* [SET PROBLEM]: Give back the lines exactly, from the first one to the line with "(labj) [lab, minimum", both ends included.

Records with drawing code:
-*-
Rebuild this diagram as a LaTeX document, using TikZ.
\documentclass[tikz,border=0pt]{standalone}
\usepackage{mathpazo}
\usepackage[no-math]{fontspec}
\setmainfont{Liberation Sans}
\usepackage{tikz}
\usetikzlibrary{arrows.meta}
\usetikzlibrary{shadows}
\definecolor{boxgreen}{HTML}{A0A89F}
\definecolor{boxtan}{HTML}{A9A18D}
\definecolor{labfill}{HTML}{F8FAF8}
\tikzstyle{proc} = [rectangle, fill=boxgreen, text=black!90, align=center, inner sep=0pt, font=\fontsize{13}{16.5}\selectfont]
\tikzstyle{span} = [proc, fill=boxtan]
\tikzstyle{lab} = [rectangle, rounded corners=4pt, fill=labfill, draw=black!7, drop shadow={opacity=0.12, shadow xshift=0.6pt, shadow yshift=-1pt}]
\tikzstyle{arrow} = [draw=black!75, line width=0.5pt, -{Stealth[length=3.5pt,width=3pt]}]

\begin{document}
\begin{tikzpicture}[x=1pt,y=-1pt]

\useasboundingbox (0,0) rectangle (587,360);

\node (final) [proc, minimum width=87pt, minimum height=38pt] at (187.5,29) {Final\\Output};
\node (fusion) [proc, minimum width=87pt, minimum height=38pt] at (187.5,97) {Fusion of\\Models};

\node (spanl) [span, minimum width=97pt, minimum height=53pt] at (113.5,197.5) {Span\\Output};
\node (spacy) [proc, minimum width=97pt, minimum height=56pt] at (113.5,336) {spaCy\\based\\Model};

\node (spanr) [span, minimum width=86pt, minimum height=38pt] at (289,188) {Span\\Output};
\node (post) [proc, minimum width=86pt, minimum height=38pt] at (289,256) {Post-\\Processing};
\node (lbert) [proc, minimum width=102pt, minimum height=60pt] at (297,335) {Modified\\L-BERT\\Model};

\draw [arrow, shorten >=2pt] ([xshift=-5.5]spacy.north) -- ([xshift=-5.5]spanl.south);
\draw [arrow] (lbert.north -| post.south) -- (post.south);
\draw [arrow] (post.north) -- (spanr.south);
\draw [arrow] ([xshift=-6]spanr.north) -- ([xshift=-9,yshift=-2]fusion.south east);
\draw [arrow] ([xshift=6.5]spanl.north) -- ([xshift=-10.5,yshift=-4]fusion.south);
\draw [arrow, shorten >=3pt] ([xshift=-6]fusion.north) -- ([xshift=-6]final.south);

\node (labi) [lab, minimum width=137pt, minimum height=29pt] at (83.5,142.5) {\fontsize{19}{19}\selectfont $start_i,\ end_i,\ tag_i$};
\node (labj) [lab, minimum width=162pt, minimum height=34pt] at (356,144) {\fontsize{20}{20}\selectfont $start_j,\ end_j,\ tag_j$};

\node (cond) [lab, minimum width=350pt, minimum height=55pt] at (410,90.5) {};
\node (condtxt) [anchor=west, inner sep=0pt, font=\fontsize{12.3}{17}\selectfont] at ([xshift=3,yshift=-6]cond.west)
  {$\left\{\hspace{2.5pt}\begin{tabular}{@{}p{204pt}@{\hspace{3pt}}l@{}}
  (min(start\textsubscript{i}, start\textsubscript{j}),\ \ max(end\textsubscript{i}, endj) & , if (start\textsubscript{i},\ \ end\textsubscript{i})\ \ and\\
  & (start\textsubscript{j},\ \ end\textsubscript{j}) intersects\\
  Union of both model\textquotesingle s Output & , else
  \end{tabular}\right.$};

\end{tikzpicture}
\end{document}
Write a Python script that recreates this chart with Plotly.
-*-
* [TASK ANSWER]:
Rebuild this diagram as a LaTeX document, using TikZ.
\documentclass[tikz,border=0pt]{standalone}
\usepackage{mathpazo}
\usepackage[no-math]{fontspec}
\setmainfont{Liberation Sans}
\usepackage{tikz}
\usetikzlibrary{arrows.meta}
\usetikzlibrary{shadows}
\definecolor{boxgreen}{HTML}{A0A89F}
\definecolor{boxtan}{HTML}{A9A18D}
\definecolor{labfill}{HTML}{F8FAF8}
\tikzstyle{proc} = [rectangle, fill=boxgreen, text=black!90, align=center, inner sep=0pt, font=\fontsize{13}{16.5}\selectfont]
\tikzstyle{span} = [proc, fill=boxtan]
\tikzstyle{lab} = [rectangle, rounded corners=4pt, fill=labfill, draw=black!7, drop shadow={opacity=0.12, shadow xshift=0.6pt, shadow yshift=-1pt}]
\tikzstyle{arrow} = [draw=black!75, line width=0.5pt, -{Stealth[length=3.5pt,width=3pt]}]

\begin{document}
\begin{tikzpicture}[x=1pt,y=-1pt]

\useasboundingbox (0,0) rectangle (587,360);

\node (final) [proc, minimum width=87pt, minimum height=38pt] at (187.5,29) {Final\\Output};
\node (fusion) [proc, minimum width=87pt, minimum height=38pt] at (187.5,97) {Fusion of\\Models};

\node (spanl) [span, minimum width=97pt, minimum height=53pt] at (113.5,197.5) {Span\\Output};
\node (spacy) [proc, minimum width=97pt, minimum height=56pt] at (113.5,336) {spaCy\\based\\Model};

\node (spanr) [span, minimum width=86pt, minimum height=38pt] at (289,188) {Span\\Output};
\node (post) [proc, minimum width=86pt, minimum height=38pt] at (289,256) {Post-\\Processing};
\node (lbert) [proc, minimum width=102pt, minimum height=60pt] at (297,335) {Modified\\L-BERT\\Model};

\draw [arrow, shorten >=2pt] ([xshift=-5.5]spacy.north) -- ([xshift=-5.5]spanl.south);
\draw [arrow] (lbert.north -| post.south) -- (post.south);
\draw [arrow] (post.north) -- (spanr.south);
\draw [arrow] ([xshift=-6]spanr.north) -- ([xshift=-9,yshift=-2]fusion.south east);
\draw [arrow] ([xshift=6.5]spanl.north) -- ([xshift=-10.5,yshift=-4]fusion.south);
\draw [arrow, shorten >=3pt] ([xshift=-6]fusion.north) -- ([xshift=-6]final.south);

\node (labi) [lab, minimum width=137pt, minimum height=29pt] at (83.5,142.5) {\fontsize{19}{19}\selectfont $start_i,\ end_i,\ tag_i$};
\node (labj) [lab, minimum width=162pt, minimum height=34pt] at (356,144) {\fontsize{20}{20}\selectfont $start_j,\ end_j,\ tag_j$};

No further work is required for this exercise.